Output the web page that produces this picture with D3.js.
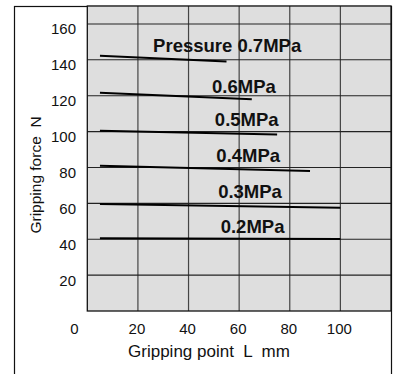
<!DOCTYPE html>
<html lang="en">
<head>
<meta charset="UTF-8">
<script src="https://cdn.jsdelivr.net/npm/d3@7"></script>
<title>Gripping force</title>
<style>
  body { margin: 0; background: #fff; }
  svg text { font-family: "Liberation Sans", Arial, sans-serif; fill: #111; }
  .lbl { font-weight: bold; font-size: 18.5px; }
</style>
</head>
<body>
<div id="chart"></div>
<script>
// values
const pressureLabels = ["Pressure 0.7MPa", "0.6MPa", "0.5MPa", "0.4MPa", "0.3MPa", "0.2MPa"];
const pointStart = [5, 5, 5, 5, 5, 5];
const pointEnd = [55, 65, 75, 88, 100, 100];
const forceStart = [142.3, 121.7, 100.5, 81, 59.6, 40.5];
const forceEnd = [139, 118, 98.4, 78, 57.6, 40.1];
const labelPoint = [26, 49.3, 50.4, 51, 51.7, 52.7];
const labelForce = [144.1, 121.6, 103, 82.8, 63.1, 43.3];
const xTicks = [20, 40, 60, 80, 100];
const yTicks = [20, 40, 60, 80, 100, 120, 140, 160];
const xGrid = [20, 40, 60, 80, 100];
const yGrid = [20, 40, 60, 80, 100, 120, 140, 160];

const W = 395, H = 374;
const svg = d3.select("#chart").append("svg")
    .attr("width", W)
    .attr("height", H);

const x = d3.scaleLinear().domain([0, 120]).range([87.3, 391]);
const y = d3.scaleLinear().domain([0, 170]).range([311, 6]);

// outer frame (open at the bottom, runs off the picture)
svg.append("rect")
    .attr("x", 14.5).attr("y", 6.5)
    .attr("width", 377).attr("height", 400)
    .attr("fill", "none").attr("stroke", "#111").attr("stroke-width", 1.2);

// plot background
svg.append("rect")
    .attr("x", x(0)).attr("y", y(170))
    .attr("width", x(120) - x(0)).attr("height", y(0) - y(170))
    .attr("fill", "#dedede");

// grid
svg.selectAll(".vg").data(xGrid).enter().append("line")
    .attr("x1", d => x(d)).attr("x2", d => x(d))
    .attr("y1", y(0)).attr("y2", y(170))
    .attr("stroke", "#444").attr("stroke-width", 1.2);

svg.selectAll(".hg").data(yGrid).enter().append("line")
    .attr("x1", x(0)).attr("x2", x(120))
    .attr("y1", d => y(d)).attr("y2", d => y(d))
    .attr("stroke", "#222").attr("stroke-width", 1.1);

// plot border
svg.append("rect")
    .attr("x", x(0)).attr("y", y(170))
    .attr("width", x(120) - x(0)).attr("height", y(0) - y(170))
    .attr("fill", "none").attr("stroke", "#111").attr("stroke-width", 1.3);

// tick labels
svg.selectAll(".xt").data(xTicks).enter().append("text")
    .attr("x", d => x(d) - 1).attr("y", 334)
    .attr("text-anchor", "middle")
    .style("font-size", "15px")
    .text(d => d);

svg.append("text")
    .attr("x", x(0) - 13).attr("y", 334)
    .attr("text-anchor", "middle")
    .style("font-size", "15px")
    .text("0");

svg.selectAll(".yt").data(yTicks).enter().append("text")
    .attr("x", 76).attr("y", d => y(d) + 10.5)
    .attr("text-anchor", "end")
    .style("font-size", "15px")
    .text(d => d);

// axis titles
svg.append("text")
    .attr("x", 209).attr("y", 357)
    .attr("text-anchor", "middle")
    .style("font-size", "17px")
    .style("white-space", "pre")
    .text("Gripping point  L  mm");

svg.append("text")
    .attr("transform", "translate(41,175) rotate(-90)")
    .attr("text-anchor", "middle")
    .style("font-size", "15.5px")
    .style("white-space", "pre")
    .text("Gripping force  N");

// pressure lines
const rows = pressureLabels.map((p, i) => ({
    label: p,
    x1: pointStart[i], x2: pointEnd[i],
    y1: forceStart[i], y2: forceEnd[i],
    lx: labelPoint[i], ly: labelForce[i]
}));

svg.selectAll(".pl").data(rows).enter().append("line")
    .attr("x1", d => x(d.x1)).attr("x2", d => x(d.x2))
    .attr("y1", d => y(d.y1)).attr("y2", d => y(d.y2))
    .attr("stroke", "#000").attr("stroke-width", 2)
    .attr("stroke-linecap", "butt");

svg.selectAll(".lbl").data(rows).enter().append("text")
    .attr("class", "lbl")
    .attr("x", d => x(d.lx)).attr("y", d => y(d.ly))
    .style("white-space", "pre")
    .text(d => d.label);
</script>
</body>
</html>
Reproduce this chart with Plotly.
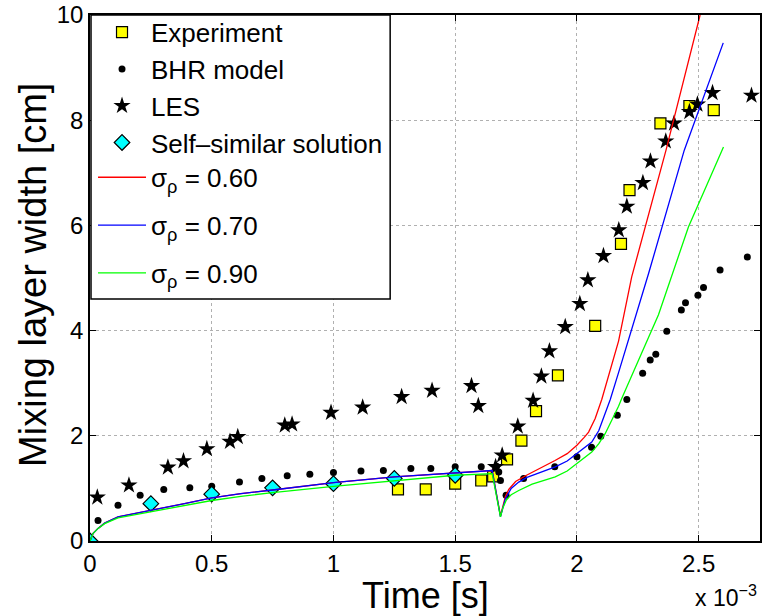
import plotly.graph_objects as go

# ---------------- data (time in units of 1e-3 s, width in cm) ----------------
exp_t = [1.265, 1.379, 1.50, 1.607, 1.656, 1.713, 1.772, 1.832, 1.922, 2.075,
         2.181, 2.216, 2.343, 2.462, 2.562]
exp_w = [0.98, 0.98, 1.09, 1.15, 1.23, 1.55, 1.91, 2.47, 3.15, 4.09,
         5.65, 6.67, 7.94, 8.27, 8.19]

bhr_t = [0.033, 0.115, 0.206, 0.303, 0.41, 0.50, 0.614, 0.706, 0.81, 0.903,
         1.0, 1.113, 1.205, 1.318, 1.40, 1.50, 1.607, 1.67, 1.679, 1.686,
         1.709, 1.781, 1.909, 2.0, 2.06, 2.098, 2.166, 2.205, 2.27, 2.301,
         2.324, 2.369, 2.429, 2.446, 2.497, 2.52, 2.588, 2.70]
bhr_w = [0.39, 0.68, 0.87, 0.98, 1.01, 1.04, 1.12, 1.19, 1.24, 1.27,
         1.30, 1.33, 1.34, 1.38, 1.38, 1.41, 1.41, 1.42, 1.31, 1.15,
         0.87, 1.19, 1.41, 1.60, 1.78, 1.99, 2.39, 2.69, 3.19, 3.44,
         3.55, 3.99, 4.39, 4.53, 4.67, 4.82, 5.15, 5.40]

les_t = [0.030, 0.16, 0.32, 0.384, 0.48, 0.575, 0.607, 0.80, 0.83, 0.99,
         1.12, 1.28, 1.405, 1.567, 1.595, 1.666, 1.693, 1.757, 1.82, 1.854,
         1.887, 1.952, 2.012, 2.045, 2.109, 2.172, 2.205, 2.271, 2.302, 2.365,
         2.399, 2.462, 2.495, 2.557, 2.717]
les_w = [0.83, 1.06, 1.40, 1.52, 1.75, 1.89, 1.98, 2.20, 2.22, 2.44,
         2.54, 2.74, 2.86, 2.95, 2.57, 1.41, 1.63, 2.18, 2.67, 3.13,
         3.61, 4.07, 4.51, 4.96, 5.42, 5.91, 6.36, 6.81, 7.22, 7.60,
         7.94, 8.16, 8.30, 8.52, 8.47]

ss_t = [0.0, 0.25, 0.5, 0.75, 1.0, 1.25, 1.5]
ss_w = [0.0, 0.71, 0.89, 1.01, 1.09, 1.19, 1.25]

s60_t = [0.0, 0.012, 0.033, 0.06, 0.115, 0.25, 0.388, 0.5, 0.62, 0.75, 1.0, 1.25,
         1.5, 1.652, 1.686, 1.695, 1.706, 1.72, 1.748, 1.789, 1.85, 1.91, 1.96,
         2.0, 2.03, 2.048, 2.075, 2.102, 2.171, 2.225, 2.366, 2.506]
s60_w = [0.0, 0.14, 0.24, 0.34, 0.46, 0.58, 0.71, 0.82, 0.90, 0.97, 1.11, 1.22,
         1.30, 1.34, 0.48, 0.66, 0.84, 0.98, 1.13, 1.24, 1.38, 1.53, 1.66,
         1.82, 1.97, 2.07, 2.33, 2.69, 3.80, 5.02, 7.43, 10.0]

s70_t = [0.0, 0.012, 0.033, 0.06, 0.115, 0.25, 0.388, 0.5, 0.62, 0.75, 1.0, 1.25,
         1.5, 1.652, 1.686, 1.695, 1.706, 1.73, 1.761, 1.795, 1.85, 1.911, 1.96,
         2.0, 2.03, 2.061, 2.09, 2.116, 2.137, 2.171, 2.294, 2.441, 2.601]
s70_w = [0.0, 0.14, 0.24, 0.34, 0.46, 0.58, 0.71, 0.82, 0.90, 0.97, 1.11, 1.22,
         1.30, 1.34, 0.46, 0.62, 0.80, 1.00, 1.12, 1.21, 1.30, 1.41, 1.52,
         1.66, 1.76, 1.88, 2.10, 2.42, 2.69, 3.20, 5.08, 7.43, 9.47]

s90_t = [0.0, 0.012, 0.033, 0.06, 0.115, 0.25, 0.388, 0.5, 0.62, 0.75, 1.0, 1.25,
         1.5, 1.652, 1.686, 1.695, 1.71, 1.73, 1.761, 1.816, 1.911, 1.96,
         2.0, 2.061, 2.09, 2.116, 2.171, 2.184, 2.335, 2.458, 2.602]
s90_w = [0.0, 0.14, 0.24, 0.33, 0.44, 0.56, 0.67, 0.77, 0.85, 0.92, 1.04, 1.15,
         1.25, 1.28, 0.46, 0.62, 0.78, 0.88, 0.96, 1.08, 1.22, 1.33,
         1.47, 1.69, 1.85, 2.04, 2.56, 2.71, 4.30, 5.97, 7.49]

labels = ["Experiment", "BHR model", "LES", "Self\u2013similar solution",
          "\u03c3<sub>\u03c1</sub> = 0.60", "\u03c3<sub>\u03c1</sub> = 0.70",
          "\u03c3<sub>\u03c1</sub> = 0.90"]

FONT = "Liberation Sans, Arial, Helvetica, sans-serif"

fig = go.Figure()
fig.add_trace(go.Scatter(x=exp_t, y=exp_w, mode="markers", name=labels[0], legendgroup="a",
                         legend="legend",
                         marker=dict(symbol="square", size=11, color="#ffff00",
                                     line=dict(color="black", width=1.2))))
fig.add_trace(go.Scatter(x=bhr_t, y=bhr_w, mode="markers", name=labels[1], legendgroup="b",
                         legend="legend",
                         marker=dict(symbol="circle", size=7, color="black")))
fig.add_trace(go.Scatter(x=les_t, y=les_w, mode="markers", name=labels[2], legendgroup="c",
                         legend="legend",
                         marker=dict(symbol="star", size=13, color="black",
                                     line=dict(width=0))))
fig.add_trace(go.Scatter(x=ss_t, y=ss_w, mode="markers", name=labels[3], legendgroup="d",
                         legend="legend",
                         marker=dict(symbol="diamond", size=12, color="#00ffff",
                                     line=dict(color="black", width=1.2))))
for t, w, name, col, g in [(s60_t, s60_w, labels[4], "#ff0000", "e"),
                           (s70_t, s70_w, labels[5], "#0000ff", "f"),
                           (s90_t, s90_w, labels[6], "#00ff00", "g")]:
    fig.add_trace(go.Scatter(x=t, y=w, mode="lines", name=name, legendgroup=g,
                             legend="legend2",
                             line=dict(color=col, width=1.3)))

axis_common = dict(showline=True, linecolor="black", linewidth=1.5, mirror="allticks",
                   ticks="inside", ticklen=6, tickcolor="black", tickwidth=1,
                   showgrid=True, gridcolor="#b0b0b0", griddash="dot", gridwidth=1,
                   zeroline=False, tickfont=dict(family=FONT, size=24, color="black"))

legend_common = dict(xanchor="left", yanchor="top", bgcolor="rgba(0,0,0,0)",
                     borderwidth=0, font=dict(family=FONT, size=26, color="black"),
                     itemwidth=48)

fig.update_layout(
    width=763, height=616,
    margin=dict(l=90, r=1, t=15, b=75),
    plot_bgcolor="white", paper_bgcolor="white",
    font=dict(family=FONT, color="black"),
    xaxis=dict(range=[0, 2.752], tickvals=[0, 0.5, 1, 1.5, 2, 2.5],
               ticktext=["0", "0.5", "1", "1.5", "2", "2.5"], **axis_common),
    yaxis=dict(range=[0, 10], tickvals=[0, 2, 4, 6, 8, 10], **axis_common),
    legend=dict(x=0.0045, y=1.012, traceorder="normal", **legend_common),
    legend2=dict(x=0.0045, y=0.736, traceorder="grouped", tracegroupgap=11,
                 **legend_common),
    showlegend=True,
    shapes=[dict(type="rect", xref="paper", yref="paper", x0=0.0015, x1=0.448,
                 y0=0.460, y1=1.0, fillcolor="white", layer="above",
                 line=dict(color="black", width=1.5))],
    annotations=[
        dict(text="Time [s]", xref="paper", yref="paper", x=0.5, y=-0.103,
             xanchor="center", yanchor="middle", showarrow=False,
             font=dict(family=FONT, size=36, color="black")),
        dict(text="Mixing layer width [cm]", xref="paper", yref="paper", x=-0.085, y=0.506,
             xanchor="center", yanchor="middle", showarrow=False, textangle=-90,
             font=dict(family=FONT, size=38, color="black")),
        dict(text="x 10<sup>\u22123</sup>", xref="paper", yref="paper", x=0.998, y=-0.1365,
             xanchor="right", yanchor="bottom", showarrow=False,
             font=dict(family=FONT, size=23, color="black")),
    ],
)

fig.write_html("out.html")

## REQUIRED TASK
From the records above, extract the lines from the one holding "Reproduce this chart with Plotly." through the one holding "5.65, 6.67, 7.94, 8.27, 8.19]", word for word; omit the pictures.

## PROBLEM SOLUTION
Reproduce this chart with Plotly.
import plotly.graph_objects as go

# ---------------- data (time in units of 1e-3 s, width in cm) ----------------
exp_t = [1.265, 1.379, 1.50, 1.607, 1.656, 1.713, 1.772, 1.832, 1.922, 2.075,
         2.181, 2.216, 2.343, 2.462, 2.562]
exp_w = [0.98, 0.98, 1.09, 1.15, 1.23, 1.55, 1.91, 2.47, 3.15, 4.09,
         5.65, 6.67, 7.94, 8.27, 8.19]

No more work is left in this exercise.